* _Aim of the exercise_
Repeat, exactly and in full, the lines of the listing below, but without any pictures.

○ ○ ○ ○

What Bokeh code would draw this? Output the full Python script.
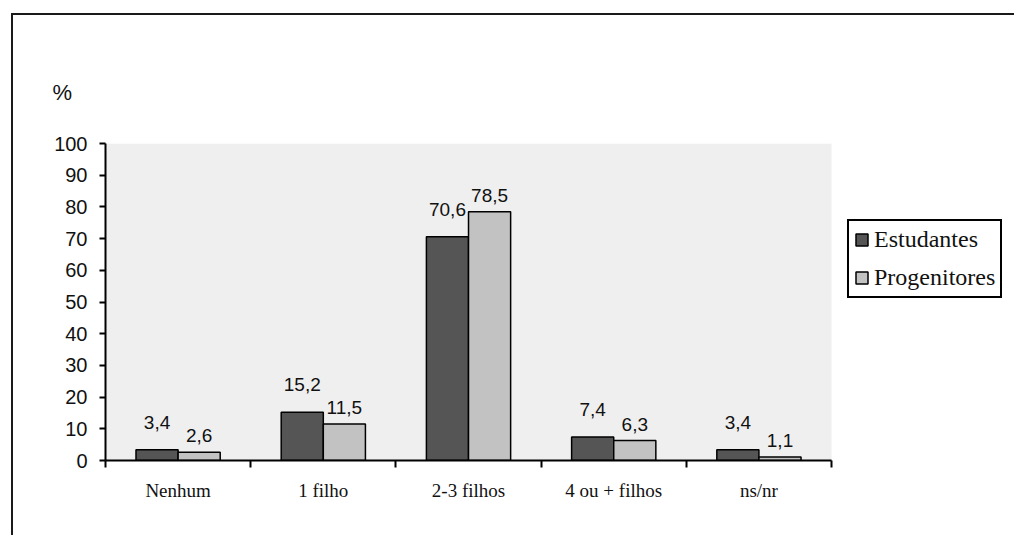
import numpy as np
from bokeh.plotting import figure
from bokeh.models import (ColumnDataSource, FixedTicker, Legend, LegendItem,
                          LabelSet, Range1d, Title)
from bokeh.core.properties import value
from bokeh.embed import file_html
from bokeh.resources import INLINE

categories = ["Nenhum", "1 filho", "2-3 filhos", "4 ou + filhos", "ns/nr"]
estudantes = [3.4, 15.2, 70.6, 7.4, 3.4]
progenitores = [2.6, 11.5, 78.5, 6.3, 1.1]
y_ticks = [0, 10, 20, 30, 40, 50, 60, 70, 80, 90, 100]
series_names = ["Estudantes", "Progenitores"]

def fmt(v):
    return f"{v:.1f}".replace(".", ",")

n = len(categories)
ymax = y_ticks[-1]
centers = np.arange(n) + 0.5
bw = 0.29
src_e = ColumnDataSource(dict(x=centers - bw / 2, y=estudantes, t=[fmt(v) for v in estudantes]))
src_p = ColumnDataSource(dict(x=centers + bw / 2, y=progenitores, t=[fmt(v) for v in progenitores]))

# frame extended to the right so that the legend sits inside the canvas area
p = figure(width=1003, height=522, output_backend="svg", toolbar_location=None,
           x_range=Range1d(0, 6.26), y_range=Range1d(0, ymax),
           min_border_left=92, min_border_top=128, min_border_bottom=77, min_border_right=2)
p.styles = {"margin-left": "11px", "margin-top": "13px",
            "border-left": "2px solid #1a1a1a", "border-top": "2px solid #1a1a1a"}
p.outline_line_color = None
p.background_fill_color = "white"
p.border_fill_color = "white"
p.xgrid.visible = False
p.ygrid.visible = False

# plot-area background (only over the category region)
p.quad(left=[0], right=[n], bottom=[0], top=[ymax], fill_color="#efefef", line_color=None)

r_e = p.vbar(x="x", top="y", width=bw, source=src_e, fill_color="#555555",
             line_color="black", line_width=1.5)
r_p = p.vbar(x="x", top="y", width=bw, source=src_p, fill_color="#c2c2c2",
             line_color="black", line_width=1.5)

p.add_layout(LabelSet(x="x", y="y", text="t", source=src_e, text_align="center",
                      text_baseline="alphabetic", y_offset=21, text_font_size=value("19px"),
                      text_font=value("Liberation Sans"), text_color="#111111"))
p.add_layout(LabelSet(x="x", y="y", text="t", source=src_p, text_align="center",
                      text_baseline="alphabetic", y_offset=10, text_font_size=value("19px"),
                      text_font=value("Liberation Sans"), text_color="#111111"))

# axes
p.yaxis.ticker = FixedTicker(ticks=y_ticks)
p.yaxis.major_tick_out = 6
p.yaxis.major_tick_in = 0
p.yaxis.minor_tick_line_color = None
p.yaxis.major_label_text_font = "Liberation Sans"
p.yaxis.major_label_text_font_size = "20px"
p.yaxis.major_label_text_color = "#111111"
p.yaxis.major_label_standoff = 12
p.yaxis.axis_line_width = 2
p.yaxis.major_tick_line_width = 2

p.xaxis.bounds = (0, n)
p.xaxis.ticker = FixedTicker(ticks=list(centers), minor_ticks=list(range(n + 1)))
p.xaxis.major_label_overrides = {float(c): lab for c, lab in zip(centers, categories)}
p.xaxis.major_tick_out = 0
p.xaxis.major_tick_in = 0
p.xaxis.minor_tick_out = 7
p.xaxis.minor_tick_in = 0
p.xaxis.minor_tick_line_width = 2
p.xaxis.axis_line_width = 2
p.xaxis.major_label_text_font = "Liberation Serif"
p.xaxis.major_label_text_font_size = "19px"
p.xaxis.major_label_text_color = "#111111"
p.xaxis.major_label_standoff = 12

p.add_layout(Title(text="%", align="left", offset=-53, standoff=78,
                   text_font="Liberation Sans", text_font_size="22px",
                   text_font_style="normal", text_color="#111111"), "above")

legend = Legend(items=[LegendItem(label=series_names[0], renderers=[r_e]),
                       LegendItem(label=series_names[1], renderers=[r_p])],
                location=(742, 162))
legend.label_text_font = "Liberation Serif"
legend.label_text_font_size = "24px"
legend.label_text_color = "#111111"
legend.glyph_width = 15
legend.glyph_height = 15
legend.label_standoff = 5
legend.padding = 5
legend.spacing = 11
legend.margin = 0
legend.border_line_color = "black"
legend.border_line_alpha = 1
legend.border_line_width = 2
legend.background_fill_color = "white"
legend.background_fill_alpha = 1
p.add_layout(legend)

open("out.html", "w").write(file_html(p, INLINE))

○ ○ ○ ○

* _Exercise solution_
What Bokeh code would draw this? Output the full Python script.
import numpy as np
from bokeh.plotting import figure
from bokeh.models import (ColumnDataSource, FixedTicker, Legend, LegendItem,
                          LabelSet, Range1d, Title)
from bokeh.core.properties import value
from bokeh.embed import file_html
from bokeh.resources import INLINE

categories = ["Nenhum", "1 filho", "2-3 filhos", "4 ou + filhos", "ns/nr"]
estudantes = [3.4, 15.2, 70.6, 7.4, 3.4]
progenitores = [2.6, 11.5, 78.5, 6.3, 1.1]
y_ticks = [0, 10, 20, 30, 40, 50, 60, 70, 80, 90, 100]
series_names = ["Estudantes", "Progenitores"]

def fmt(v):
    return f"{v:.1f}".replace(".", ",")

n = len(categories)
ymax = y_ticks[-1]
centers = np.arange(n) + 0.5
bw = 0.29
src_e = ColumnDataSource(dict(x=centers - bw / 2, y=estudantes, t=[fmt(v) for v in estudantes]))
src_p = ColumnDataSource(dict(x=centers + bw / 2, y=progenitores, t=[fmt(v) for v in progenitores]))

# frame extended to the right so that the legend sits inside the canvas area
p = figure(width=1003, height=522, output_backend="svg", toolbar_location=None,
           x_range=Range1d(0, 6.26), y_range=Range1d(0, ymax),
           min_border_left=92, min_border_top=128, min_border_bottom=77, min_border_right=2)
p.styles = {"margin-left": "11px", "margin-top": "13px",
            "border-left": "2px solid #1a1a1a", "border-top": "2px solid #1a1a1a"}
p.outline_line_color = None
p.background_fill_color = "white"
p.border_fill_color = "white"
p.xgrid.visible = False
p.ygrid.visible = False

# plot-area background (only over the category region)
p.quad(left=[0], right=[n], bottom=[0], top=[ymax], fill_color="#efefef", line_color=None)

r_e = p.vbar(x="x", top="y", width=bw, source=src_e, fill_color="#555555",
             line_color="black", line_width=1.5)
r_p = p.vbar(x="x", top="y", width=bw, source=src_p, fill_color="#c2c2c2",
             line_color="black", line_width=1.5)

p.add_layout(LabelSet(x="x", y="y", text="t", source=src_e, text_align="center",
                      text_baseline="alphabetic", y_offset=21, text_font_size=value("19px"),
                      text_font=value("Liberation Sans"), text_color="#111111"))
p.add_layout(LabelSet(x="x", y="y", text="t", source=src_p, text_align="center",
                      text_baseline="alphabetic", y_offset=10, text_font_size=value("19px"),
                      text_font=value("Liberation Sans"), text_color="#111111"))

# axes
p.yaxis.ticker = FixedTicker(ticks=y_ticks)
p.yaxis.major_tick_out = 6
p.yaxis.major_tick_in = 0
p.yaxis.minor_tick_line_color = None
p.yaxis.major_label_text_font = "Liberation Sans"
p.yaxis.major_label_text_font_size = "20px"
p.yaxis.major_label_text_color = "#111111"
p.yaxis.major_label_standoff = 12
p.yaxis.axis_line_width = 2
p.yaxis.major_tick_line_width = 2

p.xaxis.bounds = (0, n)
p.xaxis.ticker = FixedTicker(ticks=list(centers), minor_ticks=list(range(n + 1)))
p.xaxis.major_label_overrides = {float(c): lab for c, lab in zip(centers, categories)}
p.xaxis.major_tick_out = 0
p.xaxis.major_tick_in = 0
p.xaxis.minor_tick_out = 7
p.xaxis.minor_tick_in = 0
p.xaxis.minor_tick_line_width = 2
p.xaxis.axis_line_width = 2
p.xaxis.major_label_text_font = "Liberation Serif"
p.xaxis.major_label_text_font_size = "19px"
p.xaxis.major_label_text_color = "#111111"
p.xaxis.major_label_standoff = 12

p.add_layout(Title(text="%", align="left", offset=-53, standoff=78,
                   text_font="Liberation Sans", text_font_size="22px",
                   text_font_style="normal", text_color="#111111"), "above")

legend = Legend(items=[LegendItem(label=series_names[0], renderers=[r_e]),
                       LegendItem(label=series_names[1], renderers=[r_p])],
                location=(742, 162))
legend.label_text_font = "Liberation Serif"
legend.label_text_font_size = "24px"
legend.label_text_color = "#111111"
legend.glyph_width = 15
legend.glyph_height = 15
legend.label_standoff = 5
legend.padding = 5
legend.spacing = 11
legend.margin = 0
legend.border_line_color = "black"
legend.border_line_alpha = 1
legend.border_line_width = 2
legend.background_fill_color = "white"
legend.background_fill_alpha = 1
p.add_layout(legend)

open("out.html", "w").write(file_html(p, INLINE))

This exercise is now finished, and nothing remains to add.